A atuação da Justiça Criminal tem como principais autoridades o Delegado e o Juiz, cada um atuando em fases específicas do Processo Penal, com competências e particularidades distintas, sendo estes indispensáveis para o correto e completo comprimento do procedimento punitivo dos crimes. O avassalador aumento da brutalidade e frequência dos crimes de alta periculosidade, não só atinge a sociedade em relação aos cidadãos protegidos estatalmente, mas também a essas autoridades as quais o Estado conferiu poderes para proteger os demais cidadãos.

A mais recente tentativa de proteção de uma dessas autoridades, o Juiz, foi a criação da Lei 12.694/2012. De acordo com o Conselho Nacional de Justiça (CNJ), atualmente, 150 juízes estão sob ameaça no Brasil. A Associação dos Magistrados Brasileiros (AMB), porém, estima que este número possa ser o dobro. ( NEITSCH, Joana, 2012)

A referida lei versa sobre a criação do “Juiz sem Rosto” ou “Juiz sem Face” uma nova forma de proceder com o julgamento de crimes e uma tentativa de oferecer maior proteção aos magistrados. Esse novo mecanismo funciona com a criação de um grupo de juízes para sentenciar os julgamentos de crimes praticados por organizações criminosas, onde a formação dessa coligação será feita com o juiz do processo e mais outros dois escolhidos eletronicamente.

Grandes discussões acerca do assunto rodeiam o mundo jurídico: de um lado existem os que defendem a nova lei justamente por essa maior proteção conferida aos magistrados, além de ser mais uma arma contra as organizações criminosas, por outro turno, existem os que acastelam a opinião de que este instituto feriria gravemente direitos e princípios constitucionais dos réus como por exemplo os da publicidade e motivação das decisões .

O objetivo do presente trabalho será efetuar um estudo científico acerca deste polêmico assunto. Apesar de serem escassas as fontes de pesquisa, devido ser extremamente recente a imposição desta Lei, também será trago embasamento para a fundamentação de um posicionamento crítico, baseado no entendimento da aplicação e criação da Lei do Juiz sem Rosto.

Para tanto, serão utilizados os métodos descritivos e explicativos de pesquisa. Primeiramente utilizar-se-á o método descritivo por si mostrar indispensável para o estudo e conhecimento do texto normativo, devendo ser explicitados todos os elementos formadores da elaboração desta Lei e da própria lei em si. Após tal etapa, será utilizado o método explicativo, que será fundamentado através do exposto ao longo do texto e do entendimento dos autores do presente trabalho.

Inicialmente, este estudo versará sobre o contexto histórico do surgimento do método de julgamento denominado “Juiz sem Rosto”, buscando-se o contexto fático que ocasionou a necessidade de criação desse artifício, desde sua origem e passagem por outros países até a chegada no Brasil.
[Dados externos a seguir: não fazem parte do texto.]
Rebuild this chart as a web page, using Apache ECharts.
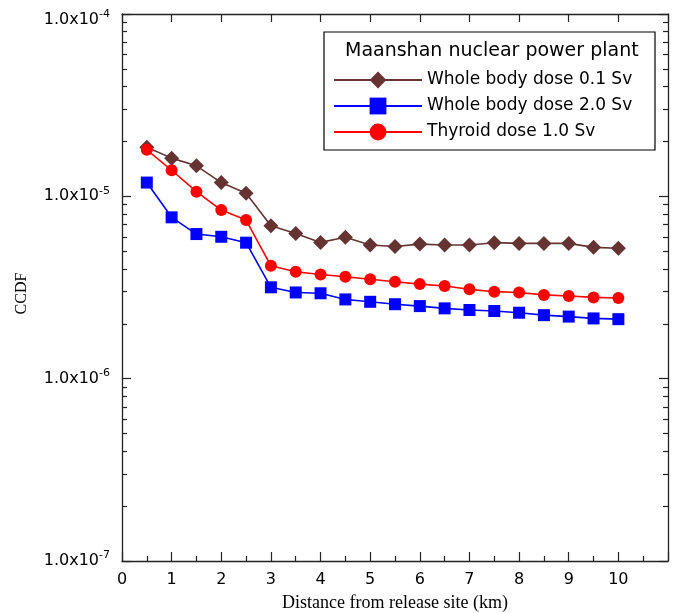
<!DOCTYPE html>
<html>
<head>
<meta charset="utf-8">
<script src="https://cdn.jsdelivr.net/npm/echarts@6/dist/echarts.min.js"></script>
<style>
  html, body { margin: 0; padding: 0; background: #fff; }
  #chart { width: 680px; height: 613px; }
</style>
</head>
<body>
<div id="chart"></div>
<script>
// distance from release site (km)
const distances = [0.5, 1, 1.5, 2, 2.5, 3, 3.5, 4, 4.5, 5, 5.5, 6, 6.5, 7, 7.5, 8, 8.5, 9, 9.5, 10]

// CCDF values
const wholeBody01 = [1.86e-5, 1.62e-5, 1.47e-5, 1.19e-5, 1.04e-5, 6.9e-6, 6.26e-6, 5.59e-6, 5.96e-6, 5.41e-6,
  5.31e-6, 5.47e-6, 5.41e-6, 5.41e-6, 5.57e-6, 5.52e-6, 5.52e-6, 5.52e-6, 5.25e-6, 5.19e-6]
const wholeBody20 = [1.19e-5, 7.67e-6, 6.21e-6, 6.0e-6, 5.57e-6, 3.17e-6, 2.97e-6, 2.94e-6, 2.72e-6, 2.64e-6,
  2.56e-6, 2.50e-6, 2.43e-6, 2.38e-6, 2.35e-6, 2.30e-6, 2.23e-6, 2.19e-6, 2.14e-6, 2.12e-6]
const thyroid10 = [1.80e-5, 1.39e-5, 1.06e-5, 8.41e-6, 7.41e-6, 4.16e-6, 3.86e-6, 3.73e-6, 3.62e-6, 3.51e-6,
  3.40e-6, 3.30e-6, 3.22e-6, 3.09e-6, 3.0e-6, 2.97e-6, 2.88e-6, 2.84e-6, 2.79e-6, 2.77e-6]

const xTickLabels = [0, 1, 2, 3, 4, 5, 6, 7, 8, 9, 10]
const yTickValues = [1e-7, 1e-6, 1e-5, 1e-4]

const seriesNames = ['Whole body dose 0.1 Sv', 'Whole body dose 2.0 Sv', 'Thyroid dose 1.0 Sv']

// log minor ticks 2..9 inside each decade
function minorLogTicks(decades) {
  var res = []
  for (var i = 0; i < decades.length - 1; i++) {
    for (var k = 2; k <= 9; k++) res.push(k * decades[i])
  }
  return res
}

function pairs(vals) {
  return distances.map(function (d, i) { return [d, vals[i]] })
}

const sans = 'DejaVu Sans'
const serif = 'Liberation Serif'
const axisColor = '#222'

const yMin = yTickValues[0]
const yMax = yTickValues[yTickValues.length - 1]

function yLabel(v) {
  var e = Math.round(Math.log10(v))
  // the top label sits a little below its tick in the original
  if (e === Math.round(Math.log10(yMax))) return '{bt|1.0x10}{st|' + e + '}'
  return '{b|1.0x10}{s|' + e + '}'
}

function yAxisBase(extra) {
  return Object.assign({
    type: 'log',
    logBase: 10,
    min: yMin,
    max: yMax,
    splitLine: { show: false }
  }, extra)
}

const chart = echarts.init(document.getElementById('chart'))

const option = {
  animation: false,
  backgroundColor: '#fff',
  title: {
    text: 'Maanshan nuclear power plant',
    left: 345,
    top: 42,
    padding: 0,
    textStyle: { fontFamily: sans, fontSize: 19, fontWeight: 'normal', color: '#000' }
  },
  graphic: [{
    type: 'rect',
    z: 0,
    shape: { x: 324, y: 32, width: 331, height: 118 },
    style: { fill: 'none', stroke: '#000', lineWidth: 1.2 }
  }],
  legend: {
    orient: 'vertical',
    left: 333,
    top: 70,
    padding: 0,
    itemWidth: 88,
    itemHeight: 21,
    itemGap: 6,
    textStyle: { fontFamily: sans, fontSize: 17, color: '#000', lineHeight: 20 },
    data: seriesNames
  },
  grid: { left: 122, right: 12, top: 14, bottom: 52, outerBoundsMode: 'none' },
  xAxis: [
    {
      type: 'value',
      min: 0,
      max: 11,
      interval: 1,
      name: 'Distance from release site (km)',
      nameLocation: 'middle',
      nameGap: 33,
      nameTextStyle: { fontFamily: serif, fontSize: 18, color: '#000' },
      axisLine: { lineStyle: { color: axisColor, width: 1.3 } },
      axisTick: { inside: true, length: 9, lineStyle: { color: axisColor, width: 1.2 } },
      minorTick: { show: true, splitNumber: 2, length: 5, lineStyle: { color: axisColor, width: 1.2 } },
      axisLabel: { customValues: xTickLabels, margin: 11, fontFamily: sans, fontSize: 16, color: '#000' },
      splitLine: { show: false }
    },
    {
      type: 'value',
      position: 'top',
      min: 0,
      max: 11,
      interval: 1,
      axisLine: { lineStyle: { color: axisColor, width: 1.3 } },
      axisTick: { inside: true, length: 8, lineStyle: { color: axisColor, width: 1.2 } },
      axisLabel: { show: false },
      splitLine: { show: false }
    }
  ],
  yAxis: [
    yAxisBase({
      position: 'left',
      name: 'CCDF',
      nameLocation: 'middle',
      nameRotate: 90,
      nameGap: 92,
      nameTextStyle: { fontFamily: serif, fontSize: 16, color: '#000', padding: [0, 12, 0, 0] },
      axisLine: { lineStyle: { color: axisColor, width: 1.3 } },
      axisTick: { inside: true, length: 9, customValues: yTickValues, lineStyle: { color: axisColor, width: 1.2 } },
      axisLabel: {
        customValues: yTickValues,
        margin: 12,
        formatter: yLabel,
        rich: {
          b: { fontFamily: sans, fontSize: 16, color: '#000', lineHeight: 22 },
          s: { fontFamily: sans, fontSize: 11, color: '#000', lineHeight: 11, verticalAlign: 'top' },
          bt: { fontFamily: sans, fontSize: 16, color: '#000', lineHeight: 22, padding: [12, 0, 0, 0] },
          st: { fontFamily: sans, fontSize: 11, color: '#000', lineHeight: 11, verticalAlign: 'top', padding: [6, 0, 0, 0] }
        }
      }
    }),
    yAxisBase({
      position: 'left',
      axisLine: { show: false },
      axisTick: { inside: true, length: 5, customValues: minorLogTicks(yTickValues), lineStyle: { color: axisColor, width: 1.2 } },
      axisLabel: { show: false }
    }),
    yAxisBase({
      position: 'right',
      axisLine: { lineStyle: { color: axisColor, width: 1.3 } },
      axisTick: { inside: true, length: 9, customValues: yTickValues, lineStyle: { color: axisColor, width: 1.2 } },
      axisLabel: { show: false }
    }),
    yAxisBase({
      position: 'right',
      axisLine: { show: false },
      axisTick: { inside: true, length: 5, customValues: minorLogTicks(yTickValues), lineStyle: { color: axisColor, width: 1.2 } },
      axisLabel: { show: false }
    })
  ],
  series: [
    {
      name: seriesNames[0],
      type: 'line',
      symbol: 'diamond',
      symbolSize: 15,
      color: '#663333',
      lineStyle: { width: 1.6, color: '#663333' },
      data: pairs(wholeBody01)
    },
    {
      name: seriesNames[1],
      type: 'line',
      symbol: 'rect',
      symbolSize: 12,
      color: '#0000ff',
      lineStyle: { width: 1.6, color: '#0000ff' },
      data: pairs(wholeBody20)
    },
    {
      name: seriesNames[2],
      type: 'line',
      symbol: 'circle',
      symbolSize: 12,
      color: '#ff0000',
      lineStyle: { width: 1.6, color: '#ff0000' },
      data: pairs(thyroid10)
    }
  ]
}

chart.setOption(option)
</script>
</body>
</html>
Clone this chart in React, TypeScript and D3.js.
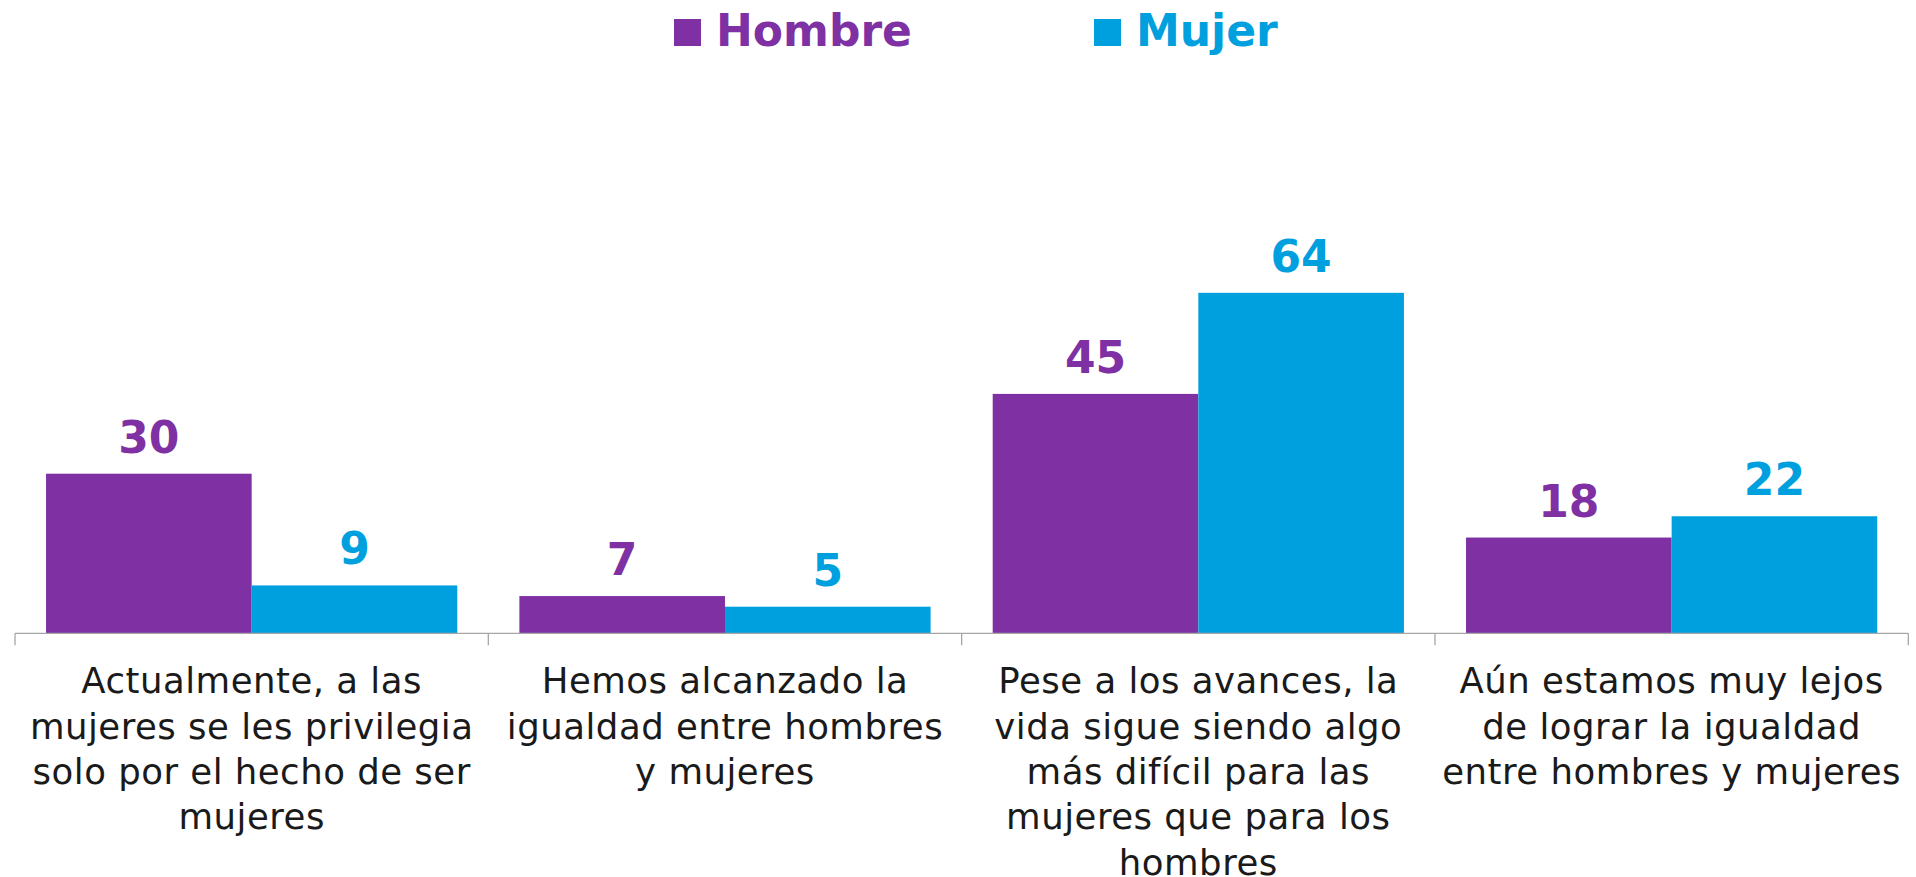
import React from "react";
import * as d3 from "d3";

const categories: string[][] = [
  ["Actualmente, a las", "mujeres se les privilegia", "solo por el hecho de ser", "mujeres"],
  ["Hemos alcanzado la", "igualdad entre hombres", "y mujeres"],
  ["Pese a los avances, la", "vida sigue siendo algo", "más difícil para las", "mujeres que para los", "hombres"],
  ["Aún estamos muy lejos", "de lograr la igualdad", "entre hombres y mujeres"],
];
const seriesNames = ["Hombre", "Mujer"];
const hombre = [30, 7, 45, 18];
const mujer = [9, 5, 64, 22];
const colors = ["#7F31A4", "#00A0DF"];

const W = 1916;
const H = 877;

export default function App() {
  const catKeys = categories.map((c) => c.join(" "));
  const x0 = d3.scaleBand<string>().domain(catKeys).range([15, 1908.3]).paddingInner(0).paddingOuter(0);
  const x1 = d3.scaleBand<string>().domain(seriesNames).range([0, x0.bandwidth()]).paddingInner(0).paddingOuter(0.151);
  const y = d3.scaleLinear().domain([0, 100]).range([633.3, 101.3]);
  const series = [hombre, mujer];
  const axisY = y(0);
  const boundaries = d3.range(catKeys.length + 1).map((i) => x0.range()[0] + i * x0.step());

  return (
    <svg width={W} height={H} style={{ position: "absolute", left: 0, top: 0, background: "#fff" }}>
      {/* Legend */}
      {seriesNames.map((s, i) => {
        const lx = i === 0 ? 674 : 1094;
        return (
          <g key={s}>
            <rect x={lx} y={19} width={27} height={27} fill={colors[i]} />
            <text x={lx + 42} y={45.7} fill={colors[i]} fontFamily="DejaVu Sans" fontWeight="bold" fontSize={44}>
              {s}
            </text>
          </g>
        );
      })}
      {/* Bars */}
      {catKeys.map((c, ci) => (
        <g key={c} transform={`translate(${x0(c)},0)`}>
          {series.map((vals, si) => {
            const bx = x1(seriesNames[si])!;
            const top = y(vals[ci]);
            return (
              <g key={si}>
                <rect x={bx} y={top} width={x1.bandwidth()} height={axisY - top} fill={colors[si]} />
                <text
                  x={bx + x1.bandwidth() / 2}
                  y={top - 21}
                  textAnchor="middle"
                  fill={colors[si]}
                  fontFamily="DejaVu Sans"
                  fontWeight="bold"
                  fontSize={44}
                >
                  {vals[ci]}
                </text>
              </g>
            );
          })}
        </g>
      ))}
      {/* Axis */}
      <line x1={boundaries[0]} x2={boundaries[boundaries.length - 1]} y1={axisY} y2={axisY} stroke="#A6A6A6" strokeWidth={1.3} />
      {boundaries.map((bx, i) => (
        <line key={i} x1={bx} x2={bx} y1={axisY} y2={axisY + 12} stroke="#A6A6A6" strokeWidth={1.3} />
      ))}
      {/* Category labels */}
      {categories.map((lines, ci) => (
        <text
          key={ci}
          x={x0(catKeys[ci])! + x0.bandwidth() / 2}
          textAnchor="middle"
          fill="#1a1a1a"
          fontFamily="DejaVu Sans"
          fontSize={35.5}
          letterSpacing={0.5}
        >
          {lines.map((l, li) => (
            <tspan key={li} x={x0(catKeys[ci])! + x0.bandwidth() / 2} y={693.3 + li * 45.3}>
              {l}
            </tspan>
          ))}
        </text>
      ))}
    </svg>
  );
}
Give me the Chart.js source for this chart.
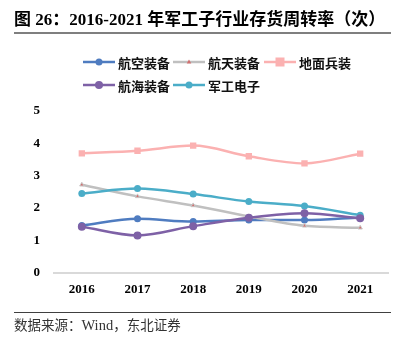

Em seguida, será abordado o tema “crime organizado” motivo ensejador dessa proteção aos magistrados. Posteriormente, será examinado as imposições feitas no texto normativo e suas consequências na organização da Justiça Criminal, como por exemplo as mudanças que poderão ocorrer na estruturação dos Tribunais.

A colisão de direitos dos magistrados com os dos réus dos processos será o próximo e principal tópico do trabalho, visto a importância constitucional do tema. Nesse ponto serão destacados os princípios que possivelmente poderão ser afetados com esse novo  regulamento.

Por fim, será dado o posicionamento crítico e o entendimento adquirido através da elaboração deste trabalho.

 

1 Contexto Histórico da Criação.

 

 Em meados de 1984, na Colômbia, foi organizado um atentado o Ministro da Justiça do país daquela época, que resultou na sua morte. Após tal fatalidade, em 1985, dez juízes da Suprema Corte colombiana foram igualmente executados, por ordem de outro grande chefe do crime organizado colombiano.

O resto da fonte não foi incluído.